Narrator: The most profound implication of this top-down cosmology is that the laws of physics themselves may not be eternal. In the traditional view, physical laws are like divine commandments, existing outside of time and space. But Hawking and Hertog's theory suggests something far more dynamic: a kind of cosmic evolution.

At the moment of the Big Bang, the laws of physics were not set in stone. Instead, there was a quantum superposition of all possible laws. As the universe expanded and cooled, different physical realities branched off, much like species in Darwinian evolution. Our act of observation, from our specific place in the cosmos, selects the branch with the laws that allowed for our existence. This means the laws of nature are not fundamental in the way Plato or Einstein imagined. They are emergent, contextual, and inextricably linked to our own existence. They co-evolved with the universe. This provides a third way to explain our biofriendly universe—not a single Designer, and not an infinite multiverse, but a self-organizing, evolutionary process in which we are fundamental participants.

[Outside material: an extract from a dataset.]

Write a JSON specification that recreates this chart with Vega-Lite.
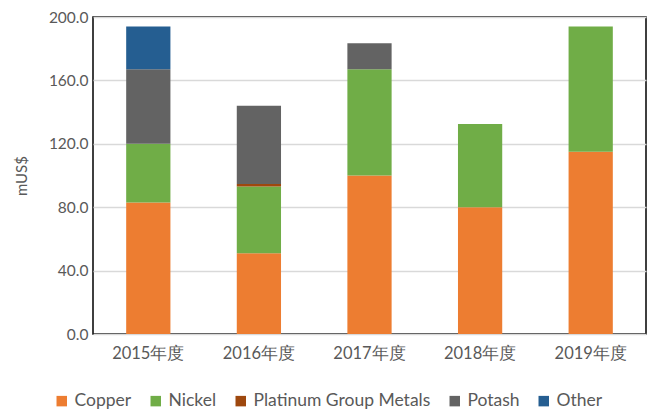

Narrator: On the Origin of Time is more than a science book; it's a philosophical revolution. Its single most important takeaway is the overthrow of the "God's-eye view" of reality. For centuries, science has strived to describe the universe from an imaginary point outside of it, to find timeless truths decoupled from human existence. Hawking's final theory argues this is impossible. We are not just passive observers of a pre-existing reality; we are active participants in its creation.

This idea fundamentally changes our place in the cosmos. We are no longer insignificant specks in a vast, indifferent universe. Instead, our existence is woven into the very fabric of cosmic history. It leaves us with a challenging and inspiring thought: if our observations help shape the universe's past, what responsibility do we have for its future?